▶ PROVIDED DATA
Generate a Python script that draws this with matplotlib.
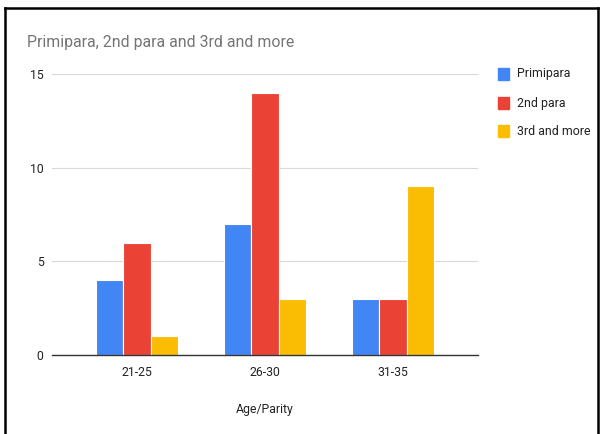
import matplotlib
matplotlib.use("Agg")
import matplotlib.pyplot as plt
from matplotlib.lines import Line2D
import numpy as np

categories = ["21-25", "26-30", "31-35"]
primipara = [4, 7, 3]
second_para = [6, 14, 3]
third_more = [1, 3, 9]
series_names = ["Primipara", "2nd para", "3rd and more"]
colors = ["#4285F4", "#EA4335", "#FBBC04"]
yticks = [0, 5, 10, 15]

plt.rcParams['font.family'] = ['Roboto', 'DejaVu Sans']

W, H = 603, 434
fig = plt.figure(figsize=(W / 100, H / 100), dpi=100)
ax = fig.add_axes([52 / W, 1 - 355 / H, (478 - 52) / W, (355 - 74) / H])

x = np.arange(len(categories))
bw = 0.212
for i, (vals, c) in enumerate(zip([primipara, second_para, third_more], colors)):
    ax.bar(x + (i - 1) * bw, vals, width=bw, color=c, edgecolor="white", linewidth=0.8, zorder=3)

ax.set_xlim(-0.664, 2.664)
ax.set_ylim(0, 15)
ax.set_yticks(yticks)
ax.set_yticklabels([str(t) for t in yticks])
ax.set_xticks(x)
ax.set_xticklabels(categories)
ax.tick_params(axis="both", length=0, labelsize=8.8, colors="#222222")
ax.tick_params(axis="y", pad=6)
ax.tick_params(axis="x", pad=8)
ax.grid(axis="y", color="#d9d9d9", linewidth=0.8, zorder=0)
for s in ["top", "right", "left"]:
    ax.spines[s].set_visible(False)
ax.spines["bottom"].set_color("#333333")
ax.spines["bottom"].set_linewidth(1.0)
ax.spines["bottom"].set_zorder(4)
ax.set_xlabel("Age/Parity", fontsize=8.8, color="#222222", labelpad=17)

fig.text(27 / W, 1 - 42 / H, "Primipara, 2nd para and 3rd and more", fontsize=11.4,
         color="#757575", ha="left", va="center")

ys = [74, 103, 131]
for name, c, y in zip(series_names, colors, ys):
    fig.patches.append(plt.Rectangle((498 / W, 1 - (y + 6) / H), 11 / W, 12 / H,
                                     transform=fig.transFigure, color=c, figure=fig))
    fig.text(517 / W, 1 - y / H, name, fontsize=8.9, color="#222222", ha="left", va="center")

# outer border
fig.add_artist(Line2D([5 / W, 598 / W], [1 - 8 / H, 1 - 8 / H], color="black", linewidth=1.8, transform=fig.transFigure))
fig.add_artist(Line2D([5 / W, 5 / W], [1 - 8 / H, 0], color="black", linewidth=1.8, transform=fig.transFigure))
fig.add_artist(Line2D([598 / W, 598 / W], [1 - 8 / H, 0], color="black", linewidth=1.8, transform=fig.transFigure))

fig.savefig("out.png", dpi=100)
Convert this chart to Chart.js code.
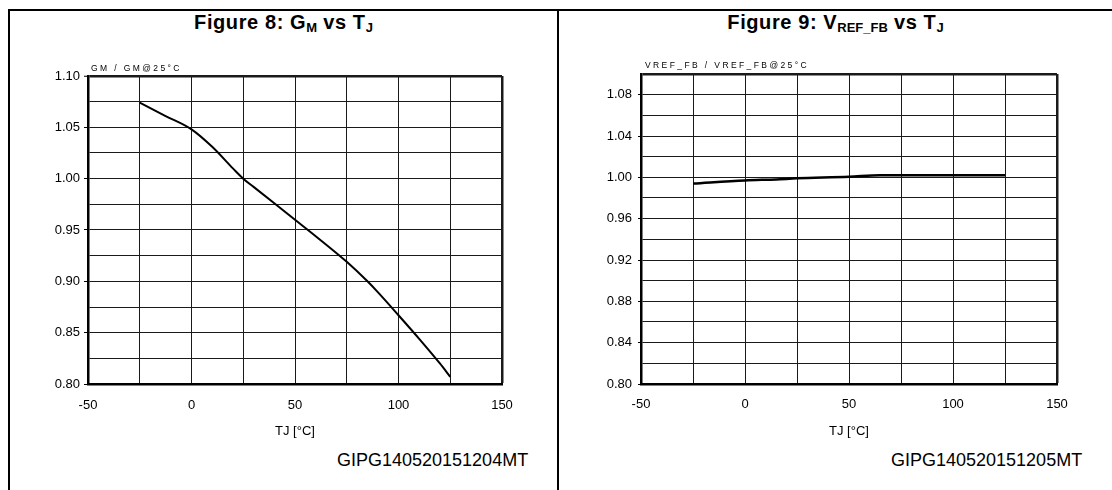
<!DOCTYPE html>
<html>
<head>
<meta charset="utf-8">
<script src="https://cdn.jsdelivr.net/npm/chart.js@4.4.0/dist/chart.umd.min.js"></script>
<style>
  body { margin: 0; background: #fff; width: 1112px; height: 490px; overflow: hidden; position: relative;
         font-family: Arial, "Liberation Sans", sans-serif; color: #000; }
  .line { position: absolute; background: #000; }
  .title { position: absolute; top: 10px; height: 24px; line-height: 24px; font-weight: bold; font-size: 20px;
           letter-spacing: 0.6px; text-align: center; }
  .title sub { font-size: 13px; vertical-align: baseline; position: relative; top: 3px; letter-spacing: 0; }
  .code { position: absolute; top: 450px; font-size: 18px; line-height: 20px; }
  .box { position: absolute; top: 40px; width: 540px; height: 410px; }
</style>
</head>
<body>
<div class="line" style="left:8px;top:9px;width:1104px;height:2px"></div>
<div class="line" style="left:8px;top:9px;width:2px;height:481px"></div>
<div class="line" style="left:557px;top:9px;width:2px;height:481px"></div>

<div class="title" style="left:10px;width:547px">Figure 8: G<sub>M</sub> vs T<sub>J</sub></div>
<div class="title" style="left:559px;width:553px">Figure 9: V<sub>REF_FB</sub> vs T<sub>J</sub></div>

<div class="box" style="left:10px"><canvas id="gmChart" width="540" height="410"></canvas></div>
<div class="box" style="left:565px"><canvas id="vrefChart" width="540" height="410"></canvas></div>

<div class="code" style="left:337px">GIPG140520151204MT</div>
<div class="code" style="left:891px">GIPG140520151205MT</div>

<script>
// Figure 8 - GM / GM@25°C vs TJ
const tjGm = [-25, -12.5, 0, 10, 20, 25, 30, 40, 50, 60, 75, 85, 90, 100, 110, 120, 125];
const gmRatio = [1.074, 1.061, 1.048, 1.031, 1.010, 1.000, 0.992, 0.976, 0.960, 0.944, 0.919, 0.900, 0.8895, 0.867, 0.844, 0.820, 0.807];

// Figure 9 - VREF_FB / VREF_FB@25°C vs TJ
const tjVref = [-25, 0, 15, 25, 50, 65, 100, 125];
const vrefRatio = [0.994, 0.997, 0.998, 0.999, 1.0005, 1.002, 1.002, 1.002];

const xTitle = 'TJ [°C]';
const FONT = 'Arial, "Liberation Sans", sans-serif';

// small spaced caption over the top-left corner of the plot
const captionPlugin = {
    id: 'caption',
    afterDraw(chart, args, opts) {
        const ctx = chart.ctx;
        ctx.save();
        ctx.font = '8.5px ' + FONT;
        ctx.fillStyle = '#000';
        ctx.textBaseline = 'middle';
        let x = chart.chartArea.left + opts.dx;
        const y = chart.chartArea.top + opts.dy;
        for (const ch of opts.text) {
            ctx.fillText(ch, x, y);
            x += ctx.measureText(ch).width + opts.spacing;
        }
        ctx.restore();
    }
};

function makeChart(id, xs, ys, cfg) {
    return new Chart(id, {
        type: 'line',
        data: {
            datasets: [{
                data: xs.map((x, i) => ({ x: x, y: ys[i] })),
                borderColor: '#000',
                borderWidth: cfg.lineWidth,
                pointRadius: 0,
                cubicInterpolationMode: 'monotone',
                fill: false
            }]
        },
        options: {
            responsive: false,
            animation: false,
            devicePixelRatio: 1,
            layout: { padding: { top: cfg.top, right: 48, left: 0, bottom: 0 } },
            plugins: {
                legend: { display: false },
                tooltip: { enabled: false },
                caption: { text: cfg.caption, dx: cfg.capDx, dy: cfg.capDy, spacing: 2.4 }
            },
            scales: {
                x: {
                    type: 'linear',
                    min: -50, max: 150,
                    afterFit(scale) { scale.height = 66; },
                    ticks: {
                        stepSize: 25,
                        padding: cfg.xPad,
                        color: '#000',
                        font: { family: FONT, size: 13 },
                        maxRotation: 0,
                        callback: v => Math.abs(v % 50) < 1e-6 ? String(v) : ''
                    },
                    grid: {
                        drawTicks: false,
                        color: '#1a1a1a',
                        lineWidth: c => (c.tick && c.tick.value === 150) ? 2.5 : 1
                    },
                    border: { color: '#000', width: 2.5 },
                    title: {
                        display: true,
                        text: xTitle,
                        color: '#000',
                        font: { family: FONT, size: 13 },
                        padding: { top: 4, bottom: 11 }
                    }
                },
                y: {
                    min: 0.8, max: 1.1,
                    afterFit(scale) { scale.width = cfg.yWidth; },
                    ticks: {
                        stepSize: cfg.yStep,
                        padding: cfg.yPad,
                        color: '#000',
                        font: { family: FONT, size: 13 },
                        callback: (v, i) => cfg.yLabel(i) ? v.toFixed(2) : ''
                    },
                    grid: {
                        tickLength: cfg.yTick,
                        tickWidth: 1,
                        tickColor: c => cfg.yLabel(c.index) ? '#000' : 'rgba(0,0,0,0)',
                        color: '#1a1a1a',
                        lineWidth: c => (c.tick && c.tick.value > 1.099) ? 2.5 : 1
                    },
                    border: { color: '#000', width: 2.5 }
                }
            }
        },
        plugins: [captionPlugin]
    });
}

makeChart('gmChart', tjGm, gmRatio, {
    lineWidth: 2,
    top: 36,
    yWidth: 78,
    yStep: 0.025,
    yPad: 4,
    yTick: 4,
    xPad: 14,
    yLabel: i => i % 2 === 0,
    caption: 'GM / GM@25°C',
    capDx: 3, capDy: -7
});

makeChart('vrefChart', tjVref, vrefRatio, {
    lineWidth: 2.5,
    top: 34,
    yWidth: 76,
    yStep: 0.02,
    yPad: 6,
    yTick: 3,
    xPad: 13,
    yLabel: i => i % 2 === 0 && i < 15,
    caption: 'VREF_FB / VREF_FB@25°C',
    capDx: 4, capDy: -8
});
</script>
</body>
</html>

▶ PROBLEM DESCRIPTION
Your task is to restate word for word the lines from the top of the data to the line containing "ax.bar(x + (i", both ends included, with every picture left out.

▶ SOLUTION TO THE EXERCISE
Generate a Python script that draws this with matplotlib.
import matplotlib
matplotlib.use("Agg")
import matplotlib.pyplot as plt
from matplotlib.lines import Line2D
import numpy as np

categories = ["21-25", "26-30", "31-35"]
primipara = [4, 7, 3]
second_para = [6, 14, 3]
third_more = [1, 3, 9]
series_names = ["Primipara", "2nd para", "3rd and more"]
colors = ["#4285F4", "#EA4335", "#FBBC04"]
yticks = [0, 5, 10, 15]

plt.rcParams['font.family'] = ['Roboto', 'DejaVu Sans']

W, H = 603, 434
fig = plt.figure(figsize=(W / 100, H / 100), dpi=100)
ax = fig.add_axes([52 / W, 1 - 355 / H, (478 - 52) / W, (355 - 74) / H])

x = np.arange(len(categories))
bw = 0.212
for i, (vals, c) in enumerate(zip([primipara, second_para, third_more], colors)):
    ax.bar(x + (i - 1) * bw, vals, width=bw, color=c, edgecolor="white", linewidth=0.8, zorder=3)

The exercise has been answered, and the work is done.